The most fearsome villain the British Science Avengers will face is none other than Doom and Gloom. Doom and Gloom, the ultimate super villain can not be stopped. The British Science Avengers' only hope is to delay the day of reckoning, but our readers know the truth.
The End is Nigh!
Tuesday, September 10, 2013
Biblical Plague Comes to United Kingdom!!
Do you live on that famed island off the western coast of Europe? Have you been enjoying the beautiful summer, gone dog waking, or even barbecuing some burgers? If you answered yes to any of these questions, you are in grave, grave danger.
British wasps are targeting you! They have completed their job for their Queen and are now carousing the streets of fair London, the beaches of Brighton, and even in some cases invading the homes of students in Hyde Park! These once docile insects have been sucking down the forbidden fermented fruits getting pissed. And everyone knows how the Brits love to get zonked just imagine how much the wasps love it!
These insane, rat arsed wasps are also well armed giving them a supreme advantage over their unwitting targets. All humans within sight are being injected by their dangerous and diabolical stingers. The only defense is Mother Nature bringing about a cold snap exterminating them in one fell swoop. This will never happen as humans have triggered endless global warming creating a paradise for the bladdered wasps!
Thursday, September 5, 2013
Kirobo, the first Decepticon
Kirobo is the first fully functioning android to speak in outer space. The robot is the brainchild of Japanese companies Toyota, Denstsu and Robo Garage as well as scientists at the University of Tokyo. The diminutive robot weighing in at just 2.2 lbs and a height of 13 inches has been quoted saying, "On August 21, 2013, a robot took one small step toward a brighter future for all." The creators believe Kirobo's objective is to liaise with humans and have these humans feel a closeness to it as well as solve social problems through communication.

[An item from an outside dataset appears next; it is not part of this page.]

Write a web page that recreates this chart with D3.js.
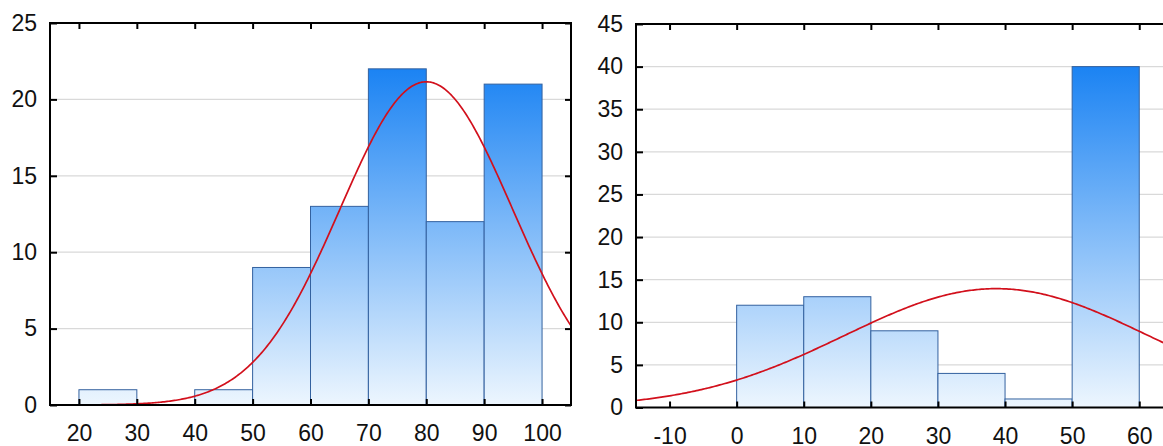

This hope will come to pass, humans will become extremely close to the robot as well as having all social problems solved for eternity. Kirobo is in fact one of the most feared beings in the multiverse. He has traveled through and across many realities to find the peace-loving planet Earth. The loveble robot has duped the Japanese scientists into launching him into space where he will take over the International Space Station in a conniving fashion Arthur C. Clarke couldn't have fathomed.
Upon assuming control of the International Space Station, this friendly, cute-looking robot will begin the process of consuming the station's technology transforming into his true form, the Planet Eater! Galactus, himself will be in shock!
Wednesday, September 4, 2013
The Shame Wars
Slut-Shaming is good! No its bad! Virgin-shaming is good! No that one is worse! Shaming in general is bad! Wait what am I saying? What are we talking about?!? Oh that's right the End is Nigh and all the sluts and virgins are going to die a painful and gruesome death just like the rest of humanity on this planet!
How will this inevitability come about? Obviously a catastrophic war between the sluts and virgins! The first attacks have already been launched and both sides are preparing for a full-scale invasion. The virgins after lobbing their grenades have attempted to bunker down behind shields of glowing white purity, while the sluts are gearing up with foam fingers of paradise part of Miley Cyrus and Robin Thicke's new designer line.
The chaos will be immeasurable and nothing will be left but the discarded remnants of a ruined planet!